GR 36545; (January, 1977) (Digest)
G.R. No. L-36545. January 26, 1977
ESSO PHILIPPINES, INC. (now PETROPHIL CORPORATION), petitioner, vs. MALAYANG MANGGAGAWA SA ESSO (MME), PHILIPPINE FEDERATION OF PETROLEUM WORKERS (PFPW) and the COURT OF INDUSTRIAL RELATIONS, respondents.
FACTS
This case involves the execution of a final Supreme Court decision (G.R. Nos. L-26386 & L-26355, Feb. 27, 1971) which modified a CIR judgment in an industrial dispute.
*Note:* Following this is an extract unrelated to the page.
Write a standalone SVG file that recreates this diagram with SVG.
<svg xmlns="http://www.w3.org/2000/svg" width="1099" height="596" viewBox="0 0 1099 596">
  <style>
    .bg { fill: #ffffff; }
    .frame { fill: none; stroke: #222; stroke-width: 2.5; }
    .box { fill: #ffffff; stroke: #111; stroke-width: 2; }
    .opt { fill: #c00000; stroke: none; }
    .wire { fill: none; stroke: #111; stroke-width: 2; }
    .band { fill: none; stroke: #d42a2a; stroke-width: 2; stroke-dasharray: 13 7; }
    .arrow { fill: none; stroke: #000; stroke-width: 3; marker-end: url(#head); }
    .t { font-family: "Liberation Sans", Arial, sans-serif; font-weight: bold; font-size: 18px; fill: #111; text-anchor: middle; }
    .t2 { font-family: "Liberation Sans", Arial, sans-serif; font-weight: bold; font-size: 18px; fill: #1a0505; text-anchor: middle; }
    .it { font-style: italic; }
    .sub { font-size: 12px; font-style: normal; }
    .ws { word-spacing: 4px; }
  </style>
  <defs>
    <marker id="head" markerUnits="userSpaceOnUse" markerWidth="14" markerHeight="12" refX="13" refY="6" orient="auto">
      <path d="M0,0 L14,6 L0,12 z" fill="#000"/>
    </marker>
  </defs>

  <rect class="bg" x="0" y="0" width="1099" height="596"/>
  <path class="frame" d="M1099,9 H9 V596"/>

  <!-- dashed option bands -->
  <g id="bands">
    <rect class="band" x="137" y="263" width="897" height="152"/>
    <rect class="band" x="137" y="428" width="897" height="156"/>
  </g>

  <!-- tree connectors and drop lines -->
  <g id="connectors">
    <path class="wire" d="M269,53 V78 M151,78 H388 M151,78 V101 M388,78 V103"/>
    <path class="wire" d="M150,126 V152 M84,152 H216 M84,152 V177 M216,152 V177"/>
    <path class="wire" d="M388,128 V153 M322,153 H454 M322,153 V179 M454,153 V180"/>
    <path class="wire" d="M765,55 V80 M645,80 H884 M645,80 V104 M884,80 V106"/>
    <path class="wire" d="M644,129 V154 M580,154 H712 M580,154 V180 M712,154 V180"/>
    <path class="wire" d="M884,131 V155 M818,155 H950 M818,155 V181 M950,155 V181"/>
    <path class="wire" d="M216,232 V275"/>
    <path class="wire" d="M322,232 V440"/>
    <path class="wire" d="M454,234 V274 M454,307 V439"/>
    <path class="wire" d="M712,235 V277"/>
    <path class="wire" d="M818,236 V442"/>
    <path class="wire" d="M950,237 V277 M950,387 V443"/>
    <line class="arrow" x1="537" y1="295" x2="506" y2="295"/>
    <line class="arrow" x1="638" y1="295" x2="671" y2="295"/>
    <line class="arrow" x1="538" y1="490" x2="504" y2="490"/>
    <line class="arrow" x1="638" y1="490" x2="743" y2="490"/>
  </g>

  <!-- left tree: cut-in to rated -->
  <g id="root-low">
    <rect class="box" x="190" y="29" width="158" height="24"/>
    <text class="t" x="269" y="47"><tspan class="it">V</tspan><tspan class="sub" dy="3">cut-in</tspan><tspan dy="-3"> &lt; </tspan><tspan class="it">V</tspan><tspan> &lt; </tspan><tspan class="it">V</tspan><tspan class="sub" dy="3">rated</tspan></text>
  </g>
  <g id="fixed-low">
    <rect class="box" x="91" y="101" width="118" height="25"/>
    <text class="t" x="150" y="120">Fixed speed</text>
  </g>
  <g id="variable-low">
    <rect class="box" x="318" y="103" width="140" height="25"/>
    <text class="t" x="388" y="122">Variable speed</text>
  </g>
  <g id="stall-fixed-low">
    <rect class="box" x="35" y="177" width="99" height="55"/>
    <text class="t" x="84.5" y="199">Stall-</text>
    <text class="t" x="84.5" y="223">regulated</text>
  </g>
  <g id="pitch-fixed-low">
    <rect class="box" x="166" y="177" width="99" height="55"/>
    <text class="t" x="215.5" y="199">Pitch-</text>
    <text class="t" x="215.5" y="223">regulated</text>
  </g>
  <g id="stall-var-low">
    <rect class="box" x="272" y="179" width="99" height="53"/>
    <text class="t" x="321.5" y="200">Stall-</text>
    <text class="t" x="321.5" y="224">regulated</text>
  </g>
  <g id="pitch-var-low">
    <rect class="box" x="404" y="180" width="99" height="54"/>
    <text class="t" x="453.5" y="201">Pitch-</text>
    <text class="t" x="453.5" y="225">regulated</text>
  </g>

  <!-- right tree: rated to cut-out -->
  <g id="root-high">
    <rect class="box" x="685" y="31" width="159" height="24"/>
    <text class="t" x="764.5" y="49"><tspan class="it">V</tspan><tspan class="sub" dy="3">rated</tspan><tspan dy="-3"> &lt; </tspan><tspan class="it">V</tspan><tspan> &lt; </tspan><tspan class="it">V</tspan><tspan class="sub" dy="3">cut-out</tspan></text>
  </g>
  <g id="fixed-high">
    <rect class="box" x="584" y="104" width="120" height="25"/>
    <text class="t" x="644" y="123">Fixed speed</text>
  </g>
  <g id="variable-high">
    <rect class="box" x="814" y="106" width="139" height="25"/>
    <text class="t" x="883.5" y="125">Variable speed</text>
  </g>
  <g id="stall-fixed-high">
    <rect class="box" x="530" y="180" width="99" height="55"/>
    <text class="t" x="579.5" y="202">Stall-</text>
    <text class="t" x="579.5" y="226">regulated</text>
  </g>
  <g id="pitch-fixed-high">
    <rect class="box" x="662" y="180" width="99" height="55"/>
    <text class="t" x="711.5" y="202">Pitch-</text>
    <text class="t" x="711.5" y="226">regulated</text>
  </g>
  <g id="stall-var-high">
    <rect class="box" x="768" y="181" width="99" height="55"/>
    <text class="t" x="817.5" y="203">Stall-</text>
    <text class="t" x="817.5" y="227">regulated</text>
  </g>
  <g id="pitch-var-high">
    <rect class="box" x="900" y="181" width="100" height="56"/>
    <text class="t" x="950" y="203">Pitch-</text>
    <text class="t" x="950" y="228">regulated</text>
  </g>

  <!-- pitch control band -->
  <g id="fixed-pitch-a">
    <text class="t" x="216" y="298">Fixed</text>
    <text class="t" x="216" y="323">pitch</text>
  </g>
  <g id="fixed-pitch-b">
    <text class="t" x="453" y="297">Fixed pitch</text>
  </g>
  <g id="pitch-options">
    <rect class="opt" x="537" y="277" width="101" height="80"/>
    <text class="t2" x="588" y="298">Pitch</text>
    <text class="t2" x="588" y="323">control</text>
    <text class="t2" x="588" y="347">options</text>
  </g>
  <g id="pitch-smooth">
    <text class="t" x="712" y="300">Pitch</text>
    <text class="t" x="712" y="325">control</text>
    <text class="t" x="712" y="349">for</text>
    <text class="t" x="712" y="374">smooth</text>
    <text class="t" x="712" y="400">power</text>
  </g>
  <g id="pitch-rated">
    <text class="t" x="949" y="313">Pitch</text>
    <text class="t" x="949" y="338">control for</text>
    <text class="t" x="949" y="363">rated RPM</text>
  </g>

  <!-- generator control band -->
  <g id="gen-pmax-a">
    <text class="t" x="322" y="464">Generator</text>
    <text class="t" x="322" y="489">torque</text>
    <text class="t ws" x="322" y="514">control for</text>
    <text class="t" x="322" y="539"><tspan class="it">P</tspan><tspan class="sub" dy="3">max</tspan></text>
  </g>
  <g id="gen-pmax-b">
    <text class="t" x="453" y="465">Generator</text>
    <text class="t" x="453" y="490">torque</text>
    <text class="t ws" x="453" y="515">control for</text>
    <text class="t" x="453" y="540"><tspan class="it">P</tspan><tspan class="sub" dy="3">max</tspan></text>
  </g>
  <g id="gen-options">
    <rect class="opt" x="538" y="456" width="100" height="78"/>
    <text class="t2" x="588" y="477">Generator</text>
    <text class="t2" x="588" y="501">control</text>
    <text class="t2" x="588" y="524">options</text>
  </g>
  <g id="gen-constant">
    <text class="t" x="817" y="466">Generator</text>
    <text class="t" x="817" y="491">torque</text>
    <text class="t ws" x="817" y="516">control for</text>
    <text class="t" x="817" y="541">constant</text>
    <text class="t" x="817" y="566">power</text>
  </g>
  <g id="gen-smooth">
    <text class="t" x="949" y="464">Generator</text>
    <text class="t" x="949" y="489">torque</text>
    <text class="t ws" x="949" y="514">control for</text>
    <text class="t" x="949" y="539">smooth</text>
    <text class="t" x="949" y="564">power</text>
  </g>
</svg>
The Supreme Court had ordered the restoration of certain benefits and positions for Esso employees, specifically: (1) the abolished positions of assistant truck drivers/helpers and fillers; (2) transportation and meal allowances for employees assigned to the Manila International Airport (MIA) or JOCASP units; and (3) proper retirement benefits for employees compulsorily retired before age 60. When respondent union MME moved for execution, the CIR trial court initially dismissed the petition. However, the CIR en banc reversed this dismissal and ordered execution. Esso then filed the present petition for review, arguing that the benefits had been validly abolished by subsequent collective bargaining agreements.
ISSUE
The core issue is whether the benefits ordered restored by the final Supreme Court decision could be subject to execution, or whether they had been lawfully extinguished by subsequent collective bargaining agreements entered into between Esso and a different union, the CLU, which represented the employees after the strike.
RULING
The Supreme Court dismissed the petition and sustained the CIR en banc’s order of execution, but with specific qualifications. The Court held that a final and executory judgment must be executed as a matter of right. The subsequent collective bargaining agreements (CBAs) with the CLU, which allegedly abolished the restored benefits, could not automatically nullify the execution of the final Supreme Court ruling. The legal logic is that the final judgment had conclusively adjudicated the rights of the parties as of the time of the dispute. Any new agreement purporting to alter these adjudicated rights must be scrutinized to ensure it was freely entered into without vitiating circumstances. The Court ruled that the validity of these subsequent CBAs and their effect on the restored benefits was a separate issue that must first be determined in the proper forum (the National Labor Relations Commission, as the CIR’s successor). Therefore, execution must proceed, but payments of backwages and allowances were ordered only up to July 8, 1966—the expiry date of the pre-strike CBA—without prejudice to further payments pending the final determination of the validity of the succeeding agreements. Regarding retirement benefits, individual retirees were given the option to choose between the scheme under the final judgment or the benefits they had already received, with Esso barred from claiming reimbursement for amounts already paid.